Source code of charts
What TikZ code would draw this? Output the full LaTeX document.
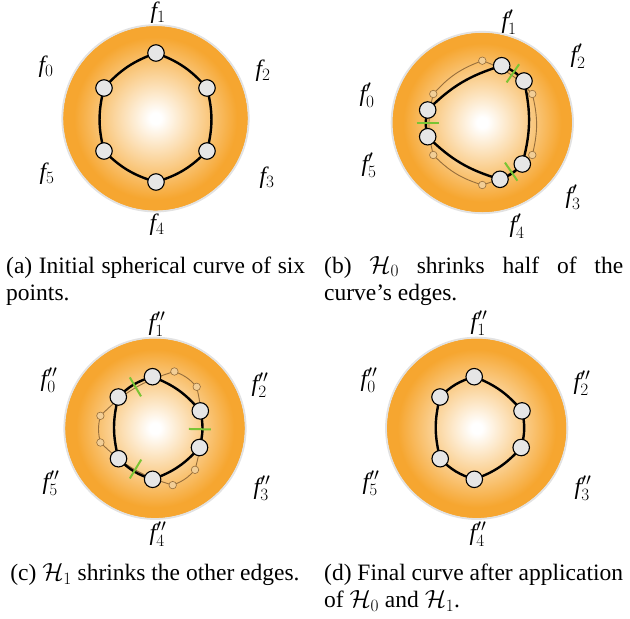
\documentclass[tikz,border=0pt]{standalone}
\usepackage{fontspec}
\setmainfont{Liberation Serif}
\usetikzlibrary{calc}
\definecolor{sphorange}{RGB}{246,166,48}
\definecolor{ringgray}{RGB}{226,226,226}
\definecolor{nodefill}{RGB}{230,230,230}
\definecolor{tickgreen}{RGB}{122,196,52}
\definecolor{oldbrown}{RGB}{150,110,60}
\definecolor{oldfill}{RGB}{242,206,150}
\pgfdeclareradialshading{sph}{\pgfpoint{0bp}{0bp}}{color(0bp)=(white); color(1.5bp)=(white); color(22bp)=(sphorange); color(50bp)=(sphorange)}
\begin{document}
\begin{tikzpicture}[x=1pt,y=-1pt,font=\fontsize{23.5}{26}\selectfont,
  mnode/.style={circle,draw=black,line width=1.1pt,fill=nodefill,minimum size=16.5pt,inner sep=0pt},
  fnode/.style={circle,draw=oldbrown,line width=0.6pt,fill=oldfill,minimum size=7.5pt,inner sep=0pt},
  curve/.style={line width=2.4pt,black,line join=round},
  oldcurve/.style={line width=0.9pt,oldbrown},
  tickmark/.style={line width=2pt,tickgreen},
  lbl/.style={inner sep=0pt,anchor=center},
  capnode/.style={inner sep=0pt,anchor=base west},
  bb/.style={bend left=14}]
\useasboundingbox (0,0) rectangle (630,619);

% ---------------- panel (a)
\begin{scope}[shift={(155.5,118.3)}]
  \shade[shading=sph] (0,0) circle[radius=92.5];
  \draw[ringgray,line width=1.8pt] (0,0) circle[radius=93.2];
  \coordinate (aT) at (0.5,-65.3);
  \coordinate (aUR) at (51.5,-30.3);
  \coordinate (aLR) at (51.5,32.7);
  \coordinate (aB) at (0.5,63.7);
  \coordinate (aLL) at (-51.5,32.7);
  \coordinate (aUL) at (-51.5,-30.3);
  \draw[curve] (aT) to[bb] (aUR) to[bb] (aLR) to[bb] (aB) to[bb] (aLL) to[bb] (aUL) to[bb] (aT);
  \foreach \p in {aT,aUR,aLR,aB,aLL,aUL} \node[mnode] (n\p) at (\p) {};
\end{scope}

% ---------------- panel (b)
\begin{scope}[shift={(482.3,122.5)}]
  \shade[shading=sph] (0,0) circle[radius=90];
  \draw[ringgray,line width=1.8pt] (0,0) circle[radius=90.7];
  \coordinate (bT) at (0,-61.8);
  \coordinate (bUR) at (50,-28.5);
  \coordinate (bLR) at (50,32.5);
  \coordinate (bB) at (0,62.5);
  \coordinate (bLL) at (-49,32.5);
  \coordinate (bUL) at (-49,-28.5);
  \draw[oldcurve] (bT) to[bb] (bUR) to[bb] (bLR) to[bb] (bB) to[bb] (bLL) to[bb] (bUL) to[bb] (bT);
  \foreach \p in {bT,bUR,bLR,bB,bLL,bUL} \node[fnode] (f\p) at (\p) {};
  \coordinate (bA1) at (19.4,-56.8);
  \coordinate (bA2) at (41.7,-41.5);
  \coordinate (bB1) at (40,41.5);
  \coordinate (bB2) at (17.7,56.8);
  \coordinate (bC1) at (-54.6,14.2);
  \coordinate (bC2) at (-54.6,-12.5);
  \draw[curve] (bA1) to[bb] (bA2) to[bb] (bB1) to[bb] (bB2) to[bb] (bC1) to[bb] (bC2) to[bb] (bA1);
  \coordinate (bmA) at ($(bA1)!0.5!(bA2)$);
  \coordinate (bmB) at ($(bB1)!0.5!(bB2)$);
  \coordinate (bmC) at ($(bC1)!0.5!(bC2)$);
  \coordinate (btA1) at ($(bmA)!11pt!90:(bA2)$);
  \coordinate (btA2) at ($(bmA)!11pt!-90:(bA2)$);
  \coordinate (btB1) at ($(bmB)!11pt!90:(bB2)$);
  \coordinate (btB2) at ($(bmB)!11pt!-90:(bB2)$);
  \coordinate (btC1) at ($(bmC)!11pt!90:(bC2)$);
  \coordinate (btC2) at ($(bmC)!11pt!-90:(bC2)$);
  \draw[tickmark] (btA1) -- (btA2);
  \draw[tickmark] (btB1) -- (btB2);
  \draw[tickmark] (btC1) -- (btC2);
  \foreach \p in {bA1,bA2,bB1,bB2,bC1,bC2} \node[mnode] (n\p) at (\p) {};
\end{scope}

% ---------------- panel (c)
\begin{scope}[shift={(155,428.3)}]
  \shade[shading=sph] (0,0) circle[radius=90];
  \draw[ringgray,line width=1.8pt] (0,0) circle[radius=90.7];
  \coordinate (cA1) at (19.4,-56.8);
  \coordinate (cA2) at (41.7,-41.5);
  \coordinate (cB1) at (40,41.5);
  \coordinate (cB2) at (17.7,56.8);
  \coordinate (cC1) at (-54.6,14.2);
  \coordinate (cC2) at (-54.6,-12.5);
  \draw[oldcurve] (cA1) to[bb] (cA2) to[bb] (cB1) to[bb] (cB2) to[bb] (cC1) to[bb] (cC2) to[bb] (cA1);
  \foreach \p in {cA1,cA2,cB1,cB2,cC1,cC2} \node[fnode] (f\p) at (\p) {};
  \coordinate (cP1) at (-2.5,-51.6);
  \coordinate (cP2) at (45.3,-17.4);
  \coordinate (cP3) at (44.5,19.2);
  \coordinate (cP4) at (-2.4,51);
  \coordinate (cP5) at (-36.5,30.4);
  \coordinate (cP0) at (-36.7,-31.3);
  \draw[curve] (cP1) to[bb] (cP2) to[bb] (cP3) to[bb] (cP4) to[bb] (cP5) to[bb] (cP0) to[bb] (cP1);
  \coordinate (cmA) at ($(cP0)!0.5!(cP1)$);
  \coordinate (cmB) at ($(cP2)!0.5!(cP3)$);
  \coordinate (cmC) at ($(cP4)!0.5!(cP5)$);
  \coordinate (ctA1) at ($(cmA)!11pt!90:(cP1)$);
  \coordinate (ctA2) at ($(cmA)!11pt!-90:(cP1)$);
  \coordinate (ctB1) at ($(cmB)!11pt!90:(cP3)$);
  \coordinate (ctB2) at ($(cmB)!11pt!-90:(cP3)$);
  \coordinate (ctC1) at ($(cmC)!11pt!90:(cP5)$);
  \coordinate (ctC2) at ($(cmC)!11pt!-90:(cP5)$);
  \draw[tickmark] (ctA1) -- (ctA2);
  \draw[tickmark] (ctB1) -- (ctB2);
  \draw[tickmark] (ctC1) -- (ctC2);
  \foreach \p in {cP0,cP1,cP2,cP3,cP4,cP5} \node[mnode] (n\p) at (\p) {};
\end{scope}

% ---------------- panel (d)
\begin{scope}[shift={(476.7,428.3)}]
  \shade[shading=sph] (0,0) circle[radius=90];
  \draw[ringgray,line width=1.8pt] (0,0) circle[radius=90.7];
  \coordinate (dP1) at (-2.5,-51.6);
  \coordinate (dP2) at (45.3,-17.4);
  \coordinate (dP3) at (44.5,19.2);
  \coordinate (dP4) at (-2.4,51);
  \coordinate (dP5) at (-36.5,30.4);
  \coordinate (dP0) at (-36.7,-31.3);
  \draw[curve] (dP1) to[bb] (dP2) to[bb] (dP3) to[bb] (dP4) to[bb] (dP5) to[bb] (dP0) to[bb] (dP1);
  \foreach \p in {dP0,dP1,dP2,dP3,dP4,dP5} \node[mnode] (n\p) at (\p) {};
\end{scope}

% ---------------- labels
\node[lbl] (la1) at (158,13) {$\mathit{f}_1$};
\node[lbl] (la0) at (46,67) {$\mathit{f}_0$};
\node[lbl] (la2) at (263,71) {$\mathit{f}_2$};
\node[lbl] (la3) at (267,178) {$\mathit{f}_3$};
\node[lbl] (la5) at (47,174) {$\mathit{f}_5$};
\node[lbl] (la4) at (157,225) {$\mathit{f}_4$};

\node[lbl] (lb1) at (509,22) {$\mathit{f}'_1$};
\node[lbl] (lb2) at (578,56) {$\mathit{f}'_2$};
\node[lbl] (lb0) at (367,95) {$\mathit{f}'_0$};
\node[lbl] (lb5) at (369,165) {$\mathit{f}'_5$};
\node[lbl] (lb3) at (573,197) {$\mathit{f}'_3$};
\node[lbl] (lb4) at (517,226) {$\mathit{f}'_4$};

\node[lbl] (lc1) at (157,324) {$\mathit{f}''_1$};
\node[lbl] (lc0) at (49,380) {$\mathit{f}''_0$};
\node[lbl] (lc2) at (260,385) {$\mathit{f}''_2$};
\node[lbl] (lc5) at (51,483) {$\mathit{f}''_5$};
\node[lbl] (lc3) at (262,488) {$\mathit{f}''_3$};
\node[lbl] (lc4) at (158,534) {$\mathit{f}''_4$};

\node[lbl] (ld1) at (479,323) {$\mathit{f}''_1$};
\node[lbl] (ld0) at (369,380) {$\mathit{f}''_0$};
\node[lbl] (ld2) at (582,383) {$\mathit{f}''_2$};
\node[lbl] (ld5) at (371,483) {$\mathit{f}''_5$};
\node[lbl] (ld3) at (583,488) {$\mathit{f}''_3$};
\node[lbl] (ld4) at (478,534) {$\mathit{f}''_4$};

% ---------------- captions
\node[capnode] (capa1) at (6,273) {\makebox[299pt][s]{(a) Initial spherical curve of six}};
\node[capnode] (capa2) at (6,300) {points.};
\node[capnode] (capb1) at (324,273) {\makebox[299pt][s]{(b) $\mathcal{H}_0$ shrinks half of the}};
\node[capnode] (capb2) at (324,300) {curve’s edges.};
\node[inner sep=0pt,anchor=base] (capc1) at (155,580.5) {(c) $\mathcal{H}_1$ shrinks the other edges.};
\node[capnode] (capd1) at (324,580.5) {(d) Final curve after application};
\node[capnode] (capd2) at (324,607.5) {of \smash{$\mathcal{H}_0$} and \smash{$\mathcal{H}_1$}.};
\end{tikzpicture}
\end{document}
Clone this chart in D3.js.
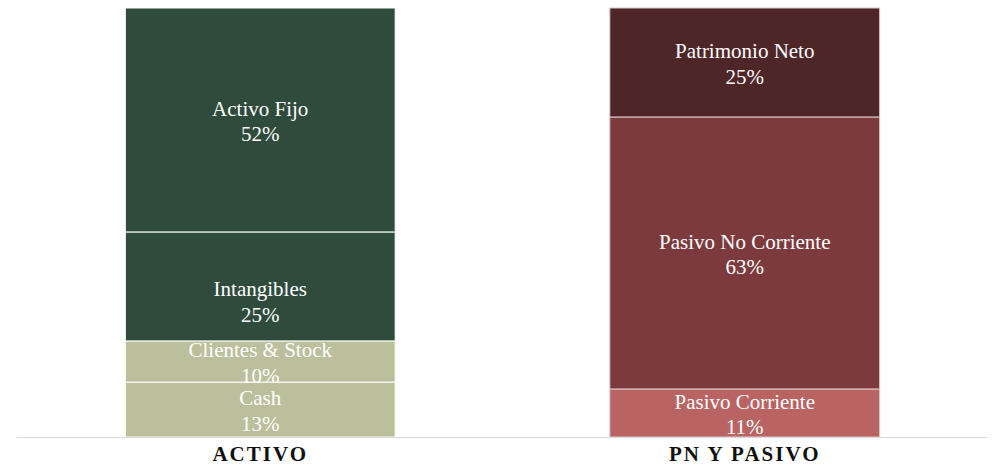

**AIM**
Begin at the first line of the entries above and return each line exactly, stopping after the line that contains "(0,0) rectangle (630,619);". Pictures do not belong in the copy.

**PROBLEM SOLUTION**
What TikZ code would draw this? Output the full LaTeX document.
\documentclass[tikz,border=0pt]{standalone}
\usepackage{fontspec}
\setmainfont{Liberation Serif}
\usetikzlibrary{calc}
\definecolor{sphorange}{RGB}{246,166,48}
\definecolor{ringgray}{RGB}{226,226,226}
\definecolor{nodefill}{RGB}{230,230,230}
\definecolor{tickgreen}{RGB}{122,196,52}
\definecolor{oldbrown}{RGB}{150,110,60}
\definecolor{oldfill}{RGB}{242,206,150}
\pgfdeclareradialshading{sph}{\pgfpoint{0bp}{0bp}}{color(0bp)=(white); color(1.5bp)=(white); color(22bp)=(sphorange); color(50bp)=(sphorange)}
\begin{document}
\begin{tikzpicture}[x=1pt,y=-1pt,font=\fontsize{23.5}{26}\selectfont,
  mnode/.style={circle,draw=black,line width=1.1pt,fill=nodefill,minimum size=16.5pt,inner sep=0pt},
  fnode/.style={circle,draw=oldbrown,line width=0.6pt,fill=oldfill,minimum size=7.5pt,inner sep=0pt},
  curve/.style={line width=2.4pt,black,line join=round},
  oldcurve/.style={line width=0.9pt,oldbrown},
  tickmark/.style={line width=2pt,tickgreen},
  lbl/.style={inner sep=0pt,anchor=center},
  capnode/.style={inner sep=0pt,anchor=base west},
  bb/.style={bend left=14}]
\useasboundingbox (0,0) rectangle (630,619);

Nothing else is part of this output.